== PROBLEM TO WORK ON ==
Give the count of lines in the data that include "this", with no other words.

== DATA EXCERPTS ==
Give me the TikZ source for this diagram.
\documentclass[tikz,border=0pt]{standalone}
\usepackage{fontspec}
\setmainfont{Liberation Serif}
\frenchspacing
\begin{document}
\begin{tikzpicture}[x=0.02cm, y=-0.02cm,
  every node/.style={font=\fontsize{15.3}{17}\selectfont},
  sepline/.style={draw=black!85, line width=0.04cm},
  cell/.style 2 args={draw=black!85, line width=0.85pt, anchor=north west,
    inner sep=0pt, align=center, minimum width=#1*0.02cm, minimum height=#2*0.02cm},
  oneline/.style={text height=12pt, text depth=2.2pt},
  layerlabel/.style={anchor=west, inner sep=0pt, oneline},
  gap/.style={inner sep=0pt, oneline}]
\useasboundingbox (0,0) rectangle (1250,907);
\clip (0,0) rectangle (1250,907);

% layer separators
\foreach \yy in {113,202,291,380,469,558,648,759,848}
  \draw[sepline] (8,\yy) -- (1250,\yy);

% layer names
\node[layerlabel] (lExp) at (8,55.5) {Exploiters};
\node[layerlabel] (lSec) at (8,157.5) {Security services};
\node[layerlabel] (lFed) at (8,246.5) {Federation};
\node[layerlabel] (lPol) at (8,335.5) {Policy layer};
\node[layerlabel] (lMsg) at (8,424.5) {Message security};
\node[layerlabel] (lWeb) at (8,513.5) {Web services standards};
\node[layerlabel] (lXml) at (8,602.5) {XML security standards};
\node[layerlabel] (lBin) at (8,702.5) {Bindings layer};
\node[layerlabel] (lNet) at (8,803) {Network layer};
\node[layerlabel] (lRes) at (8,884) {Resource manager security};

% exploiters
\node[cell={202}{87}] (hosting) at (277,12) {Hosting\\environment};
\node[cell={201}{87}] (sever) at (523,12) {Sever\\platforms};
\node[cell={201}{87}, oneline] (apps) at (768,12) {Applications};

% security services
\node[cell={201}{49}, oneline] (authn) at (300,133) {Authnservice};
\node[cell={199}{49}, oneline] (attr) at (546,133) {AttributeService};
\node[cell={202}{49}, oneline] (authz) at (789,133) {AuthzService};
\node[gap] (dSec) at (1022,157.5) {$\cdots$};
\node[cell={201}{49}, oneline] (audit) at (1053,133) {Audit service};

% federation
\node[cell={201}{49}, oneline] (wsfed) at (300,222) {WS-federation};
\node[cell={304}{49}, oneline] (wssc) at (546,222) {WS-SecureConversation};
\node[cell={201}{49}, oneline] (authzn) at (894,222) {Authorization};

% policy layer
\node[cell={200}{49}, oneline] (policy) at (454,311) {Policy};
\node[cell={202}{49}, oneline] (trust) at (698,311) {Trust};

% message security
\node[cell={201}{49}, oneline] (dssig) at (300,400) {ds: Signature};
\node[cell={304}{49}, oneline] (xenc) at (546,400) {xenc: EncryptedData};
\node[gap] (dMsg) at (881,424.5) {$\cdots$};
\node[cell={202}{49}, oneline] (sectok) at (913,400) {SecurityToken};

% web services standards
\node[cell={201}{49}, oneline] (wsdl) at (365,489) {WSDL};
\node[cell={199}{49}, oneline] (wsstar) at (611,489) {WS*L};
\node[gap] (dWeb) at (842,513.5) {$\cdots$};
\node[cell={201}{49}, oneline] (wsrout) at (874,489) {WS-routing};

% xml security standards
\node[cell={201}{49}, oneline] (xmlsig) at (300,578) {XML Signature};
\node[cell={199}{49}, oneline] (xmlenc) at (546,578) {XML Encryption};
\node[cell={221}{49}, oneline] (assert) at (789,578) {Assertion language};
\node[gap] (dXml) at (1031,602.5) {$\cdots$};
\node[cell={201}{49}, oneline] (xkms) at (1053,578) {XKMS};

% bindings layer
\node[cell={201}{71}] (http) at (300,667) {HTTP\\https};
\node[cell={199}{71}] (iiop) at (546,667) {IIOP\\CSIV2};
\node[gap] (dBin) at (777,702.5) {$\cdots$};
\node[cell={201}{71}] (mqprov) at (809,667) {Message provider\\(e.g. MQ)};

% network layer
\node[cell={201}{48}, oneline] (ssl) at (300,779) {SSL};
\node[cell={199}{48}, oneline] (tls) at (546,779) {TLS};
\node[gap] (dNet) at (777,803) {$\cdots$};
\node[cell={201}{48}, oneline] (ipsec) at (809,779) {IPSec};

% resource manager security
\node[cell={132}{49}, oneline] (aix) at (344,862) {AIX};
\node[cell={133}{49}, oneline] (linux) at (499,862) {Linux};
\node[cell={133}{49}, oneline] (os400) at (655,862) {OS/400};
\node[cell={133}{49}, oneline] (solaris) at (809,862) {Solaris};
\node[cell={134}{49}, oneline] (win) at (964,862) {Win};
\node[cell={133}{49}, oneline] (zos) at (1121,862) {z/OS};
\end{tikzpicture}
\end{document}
...
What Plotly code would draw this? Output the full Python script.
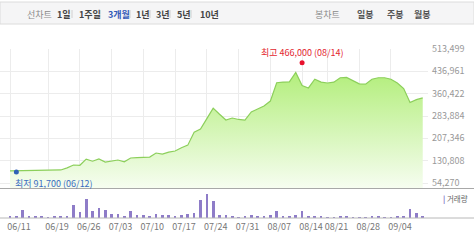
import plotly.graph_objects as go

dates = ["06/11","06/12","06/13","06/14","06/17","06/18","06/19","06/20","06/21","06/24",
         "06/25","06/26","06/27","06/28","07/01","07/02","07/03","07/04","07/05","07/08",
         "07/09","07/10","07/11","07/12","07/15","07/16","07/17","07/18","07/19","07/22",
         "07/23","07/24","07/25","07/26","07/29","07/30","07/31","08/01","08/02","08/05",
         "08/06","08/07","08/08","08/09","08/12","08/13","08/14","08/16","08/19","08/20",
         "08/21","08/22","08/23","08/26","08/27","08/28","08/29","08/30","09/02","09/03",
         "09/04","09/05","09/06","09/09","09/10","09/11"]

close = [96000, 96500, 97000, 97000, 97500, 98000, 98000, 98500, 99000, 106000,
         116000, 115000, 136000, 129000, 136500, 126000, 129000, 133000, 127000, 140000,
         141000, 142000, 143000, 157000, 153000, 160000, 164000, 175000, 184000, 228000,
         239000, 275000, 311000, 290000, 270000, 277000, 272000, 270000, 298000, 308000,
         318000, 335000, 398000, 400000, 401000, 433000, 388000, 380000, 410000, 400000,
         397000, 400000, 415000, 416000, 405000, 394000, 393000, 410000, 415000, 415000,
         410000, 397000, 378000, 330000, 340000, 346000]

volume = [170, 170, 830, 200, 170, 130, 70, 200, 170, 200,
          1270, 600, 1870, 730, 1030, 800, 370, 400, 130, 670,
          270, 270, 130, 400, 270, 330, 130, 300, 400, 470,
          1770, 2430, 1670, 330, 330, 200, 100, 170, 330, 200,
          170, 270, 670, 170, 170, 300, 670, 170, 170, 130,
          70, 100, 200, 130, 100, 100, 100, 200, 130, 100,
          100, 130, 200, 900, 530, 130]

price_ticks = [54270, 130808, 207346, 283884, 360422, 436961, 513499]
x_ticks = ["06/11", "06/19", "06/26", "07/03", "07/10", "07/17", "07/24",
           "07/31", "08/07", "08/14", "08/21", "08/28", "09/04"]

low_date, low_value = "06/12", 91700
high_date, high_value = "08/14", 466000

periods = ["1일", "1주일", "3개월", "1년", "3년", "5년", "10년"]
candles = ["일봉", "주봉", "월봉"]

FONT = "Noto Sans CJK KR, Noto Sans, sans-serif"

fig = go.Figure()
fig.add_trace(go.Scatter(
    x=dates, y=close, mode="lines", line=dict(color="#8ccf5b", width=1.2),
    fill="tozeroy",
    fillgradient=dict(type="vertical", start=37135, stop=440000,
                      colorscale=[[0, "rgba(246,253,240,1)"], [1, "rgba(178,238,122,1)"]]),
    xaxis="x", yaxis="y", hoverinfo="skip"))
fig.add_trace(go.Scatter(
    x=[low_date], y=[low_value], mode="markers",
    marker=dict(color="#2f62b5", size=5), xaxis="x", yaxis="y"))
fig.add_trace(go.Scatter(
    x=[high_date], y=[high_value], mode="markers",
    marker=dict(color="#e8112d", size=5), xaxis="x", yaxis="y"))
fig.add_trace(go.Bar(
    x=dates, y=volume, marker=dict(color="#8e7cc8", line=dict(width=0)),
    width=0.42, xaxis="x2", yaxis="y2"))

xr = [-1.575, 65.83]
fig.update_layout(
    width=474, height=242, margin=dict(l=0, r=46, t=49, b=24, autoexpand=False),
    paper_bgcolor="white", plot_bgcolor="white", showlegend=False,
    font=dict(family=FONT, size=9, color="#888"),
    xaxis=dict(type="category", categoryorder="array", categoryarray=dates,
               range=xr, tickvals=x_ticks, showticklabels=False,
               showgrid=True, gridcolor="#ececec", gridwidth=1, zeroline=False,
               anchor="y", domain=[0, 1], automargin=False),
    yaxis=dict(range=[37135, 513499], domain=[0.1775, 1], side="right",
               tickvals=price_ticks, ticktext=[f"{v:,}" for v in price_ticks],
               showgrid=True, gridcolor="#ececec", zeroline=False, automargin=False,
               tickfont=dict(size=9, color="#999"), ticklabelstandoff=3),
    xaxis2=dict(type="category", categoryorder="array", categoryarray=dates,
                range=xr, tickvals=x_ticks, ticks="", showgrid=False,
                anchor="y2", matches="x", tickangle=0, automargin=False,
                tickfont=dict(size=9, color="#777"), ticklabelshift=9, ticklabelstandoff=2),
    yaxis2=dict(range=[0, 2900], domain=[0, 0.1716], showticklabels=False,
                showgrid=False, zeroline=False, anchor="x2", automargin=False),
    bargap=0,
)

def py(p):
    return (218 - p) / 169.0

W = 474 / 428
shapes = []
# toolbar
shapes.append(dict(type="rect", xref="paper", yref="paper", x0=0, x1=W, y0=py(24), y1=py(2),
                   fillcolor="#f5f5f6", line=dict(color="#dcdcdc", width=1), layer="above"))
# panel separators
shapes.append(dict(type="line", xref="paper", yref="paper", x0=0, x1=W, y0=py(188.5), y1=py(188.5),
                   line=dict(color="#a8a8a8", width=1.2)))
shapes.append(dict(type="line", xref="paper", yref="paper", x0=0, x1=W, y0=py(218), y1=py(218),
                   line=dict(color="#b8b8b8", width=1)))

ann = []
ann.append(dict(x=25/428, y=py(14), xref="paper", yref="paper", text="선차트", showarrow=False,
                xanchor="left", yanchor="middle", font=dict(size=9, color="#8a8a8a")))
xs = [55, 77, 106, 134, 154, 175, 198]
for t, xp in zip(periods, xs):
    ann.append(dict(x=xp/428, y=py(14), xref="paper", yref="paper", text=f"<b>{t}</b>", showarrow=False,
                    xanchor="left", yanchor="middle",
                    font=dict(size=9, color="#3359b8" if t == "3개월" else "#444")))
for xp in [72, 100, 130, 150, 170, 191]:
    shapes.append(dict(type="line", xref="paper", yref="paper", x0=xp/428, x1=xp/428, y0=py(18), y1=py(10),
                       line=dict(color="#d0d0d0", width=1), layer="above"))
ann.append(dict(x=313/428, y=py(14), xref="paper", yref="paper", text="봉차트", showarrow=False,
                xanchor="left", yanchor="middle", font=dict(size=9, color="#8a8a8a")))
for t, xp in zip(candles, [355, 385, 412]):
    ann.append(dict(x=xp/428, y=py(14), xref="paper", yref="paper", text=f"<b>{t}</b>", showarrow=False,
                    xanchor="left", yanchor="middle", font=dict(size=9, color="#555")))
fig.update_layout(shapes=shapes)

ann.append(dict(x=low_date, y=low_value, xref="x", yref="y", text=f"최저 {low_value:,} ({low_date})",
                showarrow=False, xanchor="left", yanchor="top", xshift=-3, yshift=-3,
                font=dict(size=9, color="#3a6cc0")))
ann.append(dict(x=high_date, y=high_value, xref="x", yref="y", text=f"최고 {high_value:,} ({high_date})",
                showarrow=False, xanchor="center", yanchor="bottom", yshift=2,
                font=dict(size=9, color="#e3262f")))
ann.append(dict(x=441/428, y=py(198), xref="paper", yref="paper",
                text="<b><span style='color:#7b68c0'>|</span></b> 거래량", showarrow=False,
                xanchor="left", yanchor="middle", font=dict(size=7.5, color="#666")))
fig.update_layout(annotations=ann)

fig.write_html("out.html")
...
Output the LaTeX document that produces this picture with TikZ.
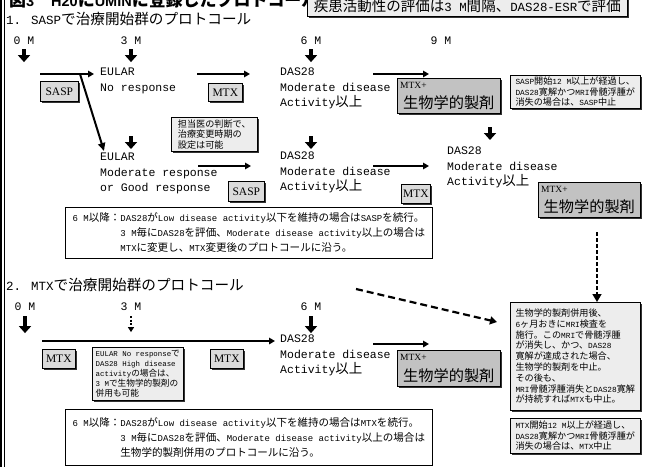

== THE ANSWER ==
3